The much-debated proposal to allow Americans to invest their Social Security accounts in the stock market led Russell executives to help form the Coalition for American Financial Security to examine this option. Though it was accused by some of being motivated by greed, a coalition spokesperson declared that it was primarily engaged in fact finding and opinion polling to help gauge public sentiment about the matter. Russell also continued inking foreign alliances, partnering during 2001 with BMW Group's banking arm to sell money management programs to investors in Germany.
With its long history and sterling reputation, the Frank Russell Co. remained one of the foremost money management names in the United States.

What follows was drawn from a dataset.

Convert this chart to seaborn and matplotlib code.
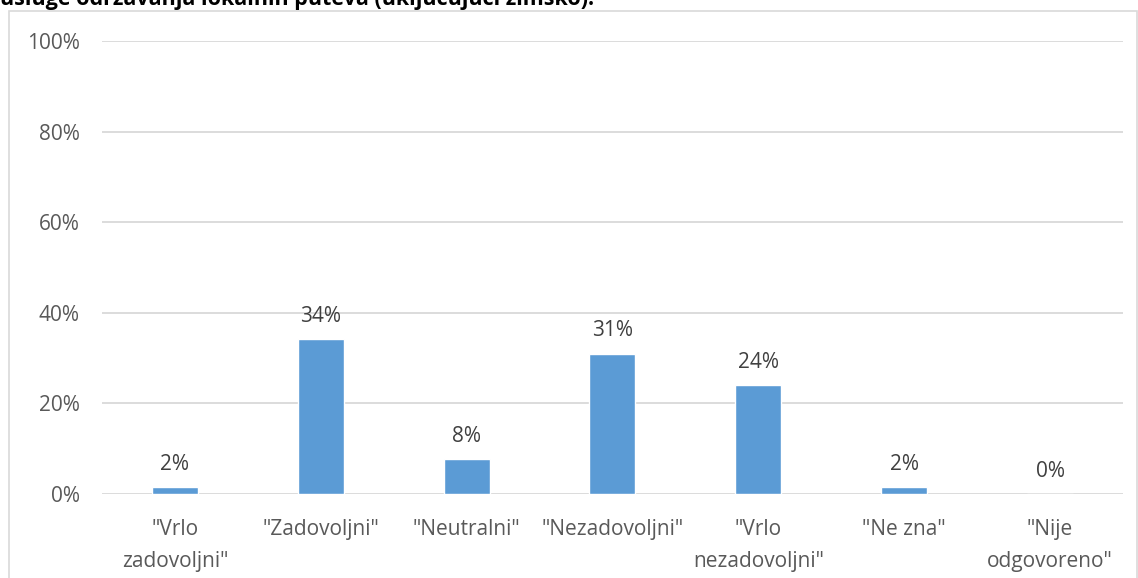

The deep pockets of Northwestern Mutual and the company's growing focus on international expansion made continued growth a good bet for some time to come.
Principal Subsidiaries: Russell Investment Group; Frank Russell Investment Management Co.; Frank Russell Insurance Fund; Frank Russell Canada, Ltd.; Russell/Mellon Analytical Services, Inc. (50%) SG/Russell Asset Management (France; 50%)
Principal Competitors: SEI Investments Co.; Merrill Lynch & Co., Inc.; Morgan Stanley Dean Whitter & Co.; The Goldman Sachs Group, Inc.
Chronology
- Key Dates:
- 1936: Frank Russell founds a small investment firm in Tacoma, Washington.
- 1958: Grandson George Russell takes over business upon Frank Russell's death.
- 1969: The company's strategy of rating money managers is introduced, and a New York office opened.
- 1979: First foreign office opens in London.
- 1980: Russell begins offering managed funds to investors.
- 1982: Russell 1000, 2000, and 3000 stock indexes are created.
- 1986: Russell opens offices in Tokyo, Japan, and Sydney, Australia.
- 1988: Company moves into its new 12-story Tacoma headquarters.
- 1990: Russell 20-20 group founded to explore emerging markets.
- 1996: George Russell begins sharing company's ownership with his employees.
- 1997: Consulting business surpasses $1 trillion in managed assets.
- 1999: Russell is sold to Northwestern Mutual for $1.2 billion.